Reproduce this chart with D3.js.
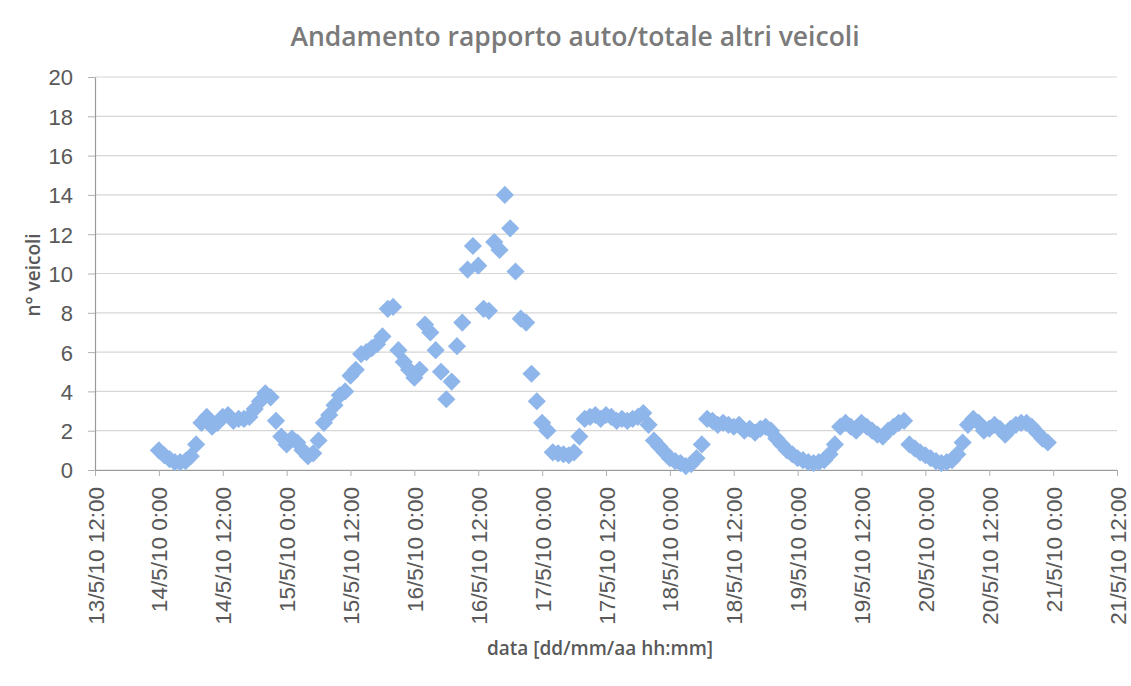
<!DOCTYPE html>
<html>
<head>
<meta charset="utf-8">
<script src="https://cdn.jsdelivr.net/npm/d3@7/dist/d3.min.js"></script>
<style>
  html, body { margin: 0; padding: 0; background: #ffffff; }
  svg { display: block; }
  .tick text { font-family: "Liberation Sans", "DejaVu Sans", sans-serif; fill: #595959; }
</style>
</head>
<body>
<svg id="chart" width="1131" height="686"></svg>
<script>
// Hourly ratio of cars to all other vehicles, first reading 14/5/10 0:00
const firstReading = Date.UTC(2010, 4, 14, 0);
const ratio = [
  1.0, 0.75, 0.55, 0.4, 0.4, 0.45, 0.7, 1.3, 2.4, 2.7, 2.2, 2.4,
  2.7, 2.8, 2.5, 2.6, 2.6, 2.7, 3.1, 3.5, 3.9, 3.7, 2.5, 1.7,
  1.3, 1.6, 1.4, 1.0, 0.7, 0.85, 1.5, 2.4, 2.8, 3.3, 3.8, 4.0,
  4.8, 5.1, 5.9, 6.0, 6.2, 6.4, 6.8, 8.2, 8.3, 6.1, 5.5, 5.1,
  4.7, 5.1, 7.4, 7.0, 6.1, 5.0, 3.6, 4.5, 6.3, 7.5, 10.2, 11.4,
  10.4, 8.2, 8.1, 11.6, 11.2, 14.0, 12.3, 10.1, 7.7, 7.5, 4.9, 3.5,
  2.4, 2.0, 0.9, 0.85, 0.8, 0.75, 0.9, 1.7, 2.6, 2.7, 2.8, 2.6,
  2.8, 2.7, 2.5, 2.6, 2.5, 2.6, 2.7, 2.9, 2.3, 1.5, 1.2, 0.9,
  0.6, 0.45, 0.35, 0.2, 0.3, 0.6, 1.3, 2.6, 2.5, 2.3, 2.4, 2.3,
  2.2, 2.3, 2.0, 2.1, 1.9, 2.1, 2.2, 2.0, 1.6, 1.3, 1.0, 0.8,
  0.6, 0.5, 0.4, 0.35, 0.4, 0.5, 0.8, 1.3, 2.2, 2.4, 2.2, 2.0,
  2.4, 2.2, 2.0, 1.8, 1.7, 2.0, 2.2, 2.4, 2.5, 1.3, 1.1, 0.9,
  0.75, 0.6, 0.45, 0.35, 0.4, 0.5, 0.8, 1.4, 2.3, 2.6, 2.4, 2.0,
  2.1, 2.3, 2.1, 1.8, 2.1, 2.3, 2.4, 2.4, 2.2, 1.9, 1.6, 1.4
];
const timeDomain = [Date.UTC(2010, 4, 13, 12), Date.UTC(2010, 4, 21, 12)];
const yDomain = [0, 20];
const yTickValues = [0, 2, 4, 6, 8, 10, 12, 14, 16, 18, 20];

const titleText = "Andamento rapporto auto/totale altri veicoli";
const xTitleText = "data [dd/mm/aa hh:mm]";
const yTitleText = "n° veicoli";

const points = ratio.map((v, i) => ({ t: d3.utcHour.offset(new Date(firstReading), i), v }));

const svg = d3.select("#chart");
const plot = { left: 95, right: 1117, top: 77, bottom: 470 };

const x = d3.scaleUtc().domain(timeDomain.map(d => new Date(d))).range([plot.left, plot.right]);
const y = d3.scaleLinear().domain(yDomain).range([plot.bottom, plot.top]);

// horizontal gridlines
svg.append("g")
  .selectAll("line")
  .data(yTickValues)
  .join("line")
  .attr("x1", plot.left).attr("x2", plot.right)
  .attr("y1", d => y(d)).attr("y2", d => y(d))
  .attr("stroke", "#d6d6d6").attr("stroke-width", 1.2);

// y axis
const yAxis = svg.append("g")
  .attr("transform", `translate(${plot.left},0)`)
  .call(d3.axisLeft(y).tickValues(yTickValues).tickSize(7).tickSizeOuter(0).tickPadding(15));
yAxis.select(".domain").attr("stroke", "#9a9a9a").attr("stroke-width", 1.2);
yAxis.selectAll(".tick line").attr("stroke", "#b0b0b0");
yAxis.selectAll(".tick text").attr("font-size", 22).attr("dy", "0.36em");

// x axis
const xFormat = d3.utcFormat("%-d/%-m/%y %-H:%M");
const xAxis = svg.append("g")
  .attr("transform", `translate(0,${plot.bottom})`)
  .call(d3.axisBottom(x).ticks(d3.utcHour.every(12)).tickFormat(xFormat).tickSize(6).tickSizeOuter(0));
xAxis.select(".domain").attr("stroke", "#9a9a9a").attr("stroke-width", 1.2);
xAxis.selectAll(".tick line").attr("stroke", "#b0b0b0");
xAxis.selectAll(".tick text")
  .attr("font-size", 22.5)
  .attr("text-anchor", "end")
  .attr("transform", "rotate(-90)")
  .attr("x", -17)
  .attr("y", 0)
  .attr("dy", "0.36em");

// diamond markers
const diamond = d3.symbol().type(d3.symbolSquare).size(165);
svg.append("g")
  .selectAll("path")
  .data(points)
  .join("path")
  .attr("d", diamond)
  .attr("transform", d => `translate(${x(d.t)},${y(d.v)}) rotate(45)`)
  .attr("fill", "#8fb6ea");

// titles
svg.append("text")
  .attr("x", 575).attr("y", 46)
  .attr("text-anchor", "middle")
  .attr("font-family", "'Open Sans', 'Liberation Sans', sans-serif")
  .attr("font-weight", 600)
  .attr("font-size", 26.5)
  .attr("fill", "#7a7a7a")
  .text(titleText);

svg.append("text")
  .attr("x", 600).attr("y", 655)
  .attr("text-anchor", "middle")
  .attr("font-family", "'Open Sans', 'Liberation Sans', sans-serif")
  .attr("font-weight", 600)
  .attr("font-size", 19)
  .attr("fill", "#595959")
  .text(xTitleText);

svg.append("text")
  .attr("transform", "translate(40,275) rotate(-90)")
  .attr("text-anchor", "middle")
  .attr("font-family", "'Open Sans', 'Liberation Sans', sans-serif")
  .attr("font-weight", 600)
  .attr("font-size", 19)
  .attr("fill", "#595959")
  .text(yTitleText);
</script>
</body>
</html>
*-*-*
PROBLEM STATEMENT
The lines from the top of the data above through the one holding "77, bottom: 470" are to be repeated exactly, and only those, with no pictures.

THE COMPLETED TASK
Reproduce this chart with D3.js.
<!DOCTYPE html>
<html>
<head>
<meta charset="utf-8">
<script src="https://cdn.jsdelivr.net/npm/d3@7/dist/d3.min.js"></script>
<style>
  html, body { margin: 0; padding: 0; background: #ffffff; }
  svg { display: block; }
  .tick text { font-family: "Liberation Sans", "DejaVu Sans", sans-serif; fill: #595959; }
</style>
</head>
<body>
<svg id="chart" width="1131" height="686"></svg>
<script>
// Hourly ratio of cars to all other vehicles, first reading 14/5/10 0:00
const firstReading = Date.UTC(2010, 4, 14, 0);
const ratio = [
  1.0, 0.75, 0.55, 0.4, 0.4, 0.45, 0.7, 1.3, 2.4, 2.7, 2.2, 2.4,
  2.7, 2.8, 2.5, 2.6, 2.6, 2.7, 3.1, 3.5, 3.9, 3.7, 2.5, 1.7,
  1.3, 1.6, 1.4, 1.0, 0.7, 0.85, 1.5, 2.4, 2.8, 3.3, 3.8, 4.0,
  4.8, 5.1, 5.9, 6.0, 6.2, 6.4, 6.8, 8.2, 8.3, 6.1, 5.5, 5.1,
  4.7, 5.1, 7.4, 7.0, 6.1, 5.0, 3.6, 4.5, 6.3, 7.5, 10.2, 11.4,
  10.4, 8.2, 8.1, 11.6, 11.2, 14.0, 12.3, 10.1, 7.7, 7.5, 4.9, 3.5,
  2.4, 2.0, 0.9, 0.85, 0.8, 0.75, 0.9, 1.7, 2.6, 2.7, 2.8, 2.6,
  2.8, 2.7, 2.5, 2.6, 2.5, 2.6, 2.7, 2.9, 2.3, 1.5, 1.2, 0.9,
  0.6, 0.45, 0.35, 0.2, 0.3, 0.6, 1.3, 2.6, 2.5, 2.3, 2.4, 2.3,
  2.2, 2.3, 2.0, 2.1, 1.9, 2.1, 2.2, 2.0, 1.6, 1.3, 1.0, 0.8,
  0.6, 0.5, 0.4, 0.35, 0.4, 0.5, 0.8, 1.3, 2.2, 2.4, 2.2, 2.0,
  2.4, 2.2, 2.0, 1.8, 1.7, 2.0, 2.2, 2.4, 2.5, 1.3, 1.1, 0.9,
  0.75, 0.6, 0.45, 0.35, 0.4, 0.5, 0.8, 1.4, 2.3, 2.6, 2.4, 2.0,
  2.1, 2.3, 2.1, 1.8, 2.1, 2.3, 2.4, 2.4, 2.2, 1.9, 1.6, 1.4
];
const timeDomain = [Date.UTC(2010, 4, 13, 12), Date.UTC(2010, 4, 21, 12)];
const yDomain = [0, 20];
const yTickValues = [0, 2, 4, 6, 8, 10, 12, 14, 16, 18, 20];

const titleText = "Andamento rapporto auto/totale altri veicoli";
const xTitleText = "data [dd/mm/aa hh:mm]";
const yTitleText = "n° veicoli";

const points = ratio.map((v, i) => ({ t: d3.utcHour.offset(new Date(firstReading), i), v }));

const svg = d3.select("#chart");
const plot = { left: 95, right: 1117, top: 77, bottom: 470 };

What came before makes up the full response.